Les travaux du GT 7 ont démarré en vue de ces deux livrables :
- une fiche pratique sur les critères de sélection pour le tri des données à conserver à long terme, en partenariat avec DoRANum,
- un état des lieux des problématiques concrètes rencontrées sur le terrain, lequel sera remonté au Comité pour la Science ouverte.
Clarifions la notion d'archivage pour les données de recherche
Auteurs: Christine Hadrossek (DDOR CNRS), Laure Bézard et Romain Boissat (Maison de l'Orient et de la Méditerranée), Océane Valencia (Sorbonne Université), et Marie-Laure Bachèlerie (DSI CNRS)
Dans le cadre de la gestion des données de recherche, la notion d’archivage est souvent mal comprise, car elle est souvent confondue avec des concepts voisins tels que le stockage, le partage ou la publication des données. Pourtant, l’archivage a une définition et des finalités bien spécifiques et il s’agit d’un processus distinct, essentiel pour garantir à la fois la conservation et la conformité réglementaire des données.

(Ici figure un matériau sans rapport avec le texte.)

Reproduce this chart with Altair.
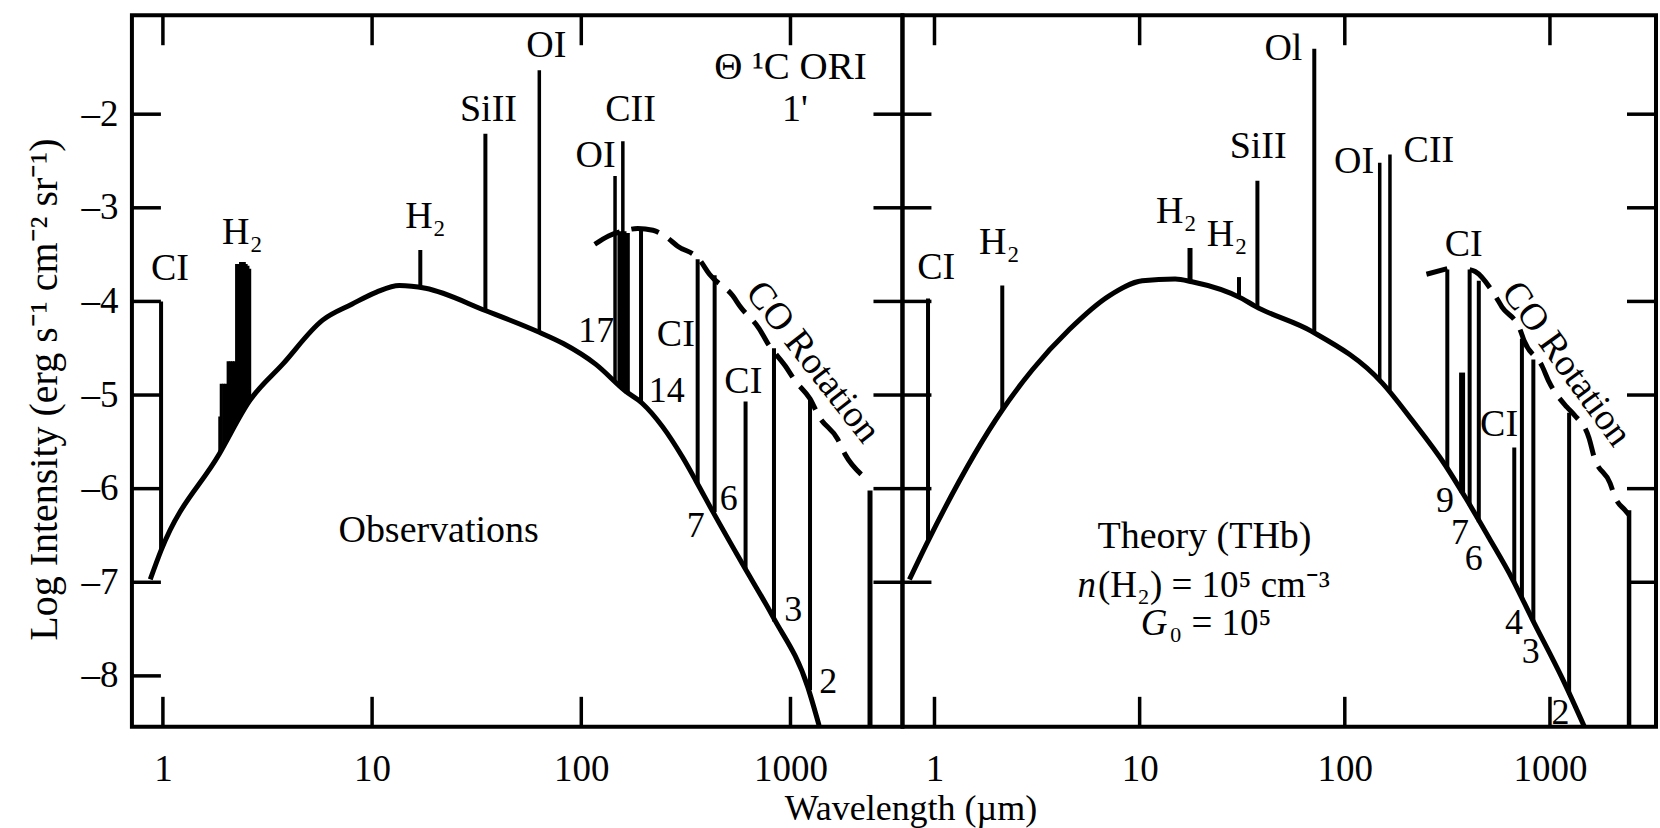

Ce que l’archivage n’est pas
- L’archivage n’est pas du stockage : le stockage consiste à enregistrer une information sur un support physique (clé USB, disque dur, bande magnétique, ou équivalent) pour y accéder de façon individuelle. Il vise un usage immédiat ou à court terme tandis que l’archivage garantit la pérennité et l’intelligibilité des données.
- L’archivage n’est ni du partage ni de la publication des données : lorsque des données sont déposées dans un entrepôt comme Recherche Data Gouv leur objectif est de les rendre accessibles pour la communauté scientifique, en favorisant leur réutilisation ou leur valorisation. L’archivage, lui, s’inscrit dans une démarche patrimoniale et réglementaire.
Alors, qu’est-ce que l’archivage ?
L’archivage des données de recherche peut être défini comme l’ensemble des pratiques visant à préserver des données dans le temps, en garantissant leur intégrité, leur authenticité et leur intelligibilité, pour des besoins de preuve, de mémoire ou d’intérêt public.
En France, le Code du patrimoine (article L211-1) rappelle que l’archivage est une obligation légale pour l’ensemble des documents, y compris les données issues de la recherche publique. Les données archivées à long terme doivent être versées dans un service public d’archives sous le contrôle scientifique et technique de l’administration des archives.
« La définition juridique des archives est beaucoup plus large que l’acception commune qui consiste à considérer les « archives » comme des documents anciens. Elle recouvre tous types de documents et de données, quel que soit leur forme et leur support. Ainsi, sont des archives, dès leur création, une infinité de types de données de recherche (carnets ou photos de terrains, enregistrements d’entretiens, bases de données, algorithmes…). Leur gestion se fait donc en concertation avec l’ensemble des acteurs tout au long du cycle de vie de la donnée afin par exemple, d’assurer leur accessibilité ou de bien conserver celles qui ne peuvent pas être ouvertes immédiatement. L’archivage est un ensemble des méthodes, processus et outils mis en œuvre pour gérer la conservation et l'utilisation des documents et informations à court, moyen et long termes. À ce titre, les services d’archives d’établissement proposent aux chercheurs en complément des circuits de publications en accès ouvert (RDG, HAL, Zenodo, Nakala…), des solutions de conservation et de communication des données de recherche qui permettent d’assurer la conformité avec les différentes réglementations (Code du patrimoine, RGPD, intégrité scientifique…) pour constituer le patrimoine scientifique de demain. »
Des finalités complémentaires mais distinctes
Lorsque vous déposez vos données dans l’entrepôt Recherche Data Gouv, votre objectif est de faciliter leur réutilisation et de participer à une dynamique d’ouverture des sciences. Ce n’est cependant pas de l’archivage, car ce dépôt est révocable. L’archivage n’est en revanche effectif que quand vous garantissez avec un service d’archives la conservation et l’accessibilité de vos données sur le long terme. Il s’inscrit donc dans une démarche différente : il s’agit d’assurer une conservation, souvent au-delà de la durée de vie des outils informatiques actuels, afin de préserver un patrimoine scientifique et culturel.
Pourquoi cette distinction est-elle importante ?
Bien comprendre cette différence permet de mieux planifier la gestion des données tout au long de leur cycle de vie :
- Pour un usage immédiat ou à moyen terme : privilégiez le dépôt dans des entrepôts thématiques de confiance ou à défaut dans l’entrepôt Recherche Data Gouv.
- Pour une conservation à long terme, l’archivage dans un but d’histoire de la recherche passe par un versement de vos données dans un service d’archives (constitution du patrimoine scientifique de demain).
L’archivage et le dépôt dans un entrepôt de données ne s’opposent pas, mais ils répondent à des objectifs distincts et complémentaires. En les articulant judicieusement, vous garantissez la valorisation et la pérennité de vos données de recherche.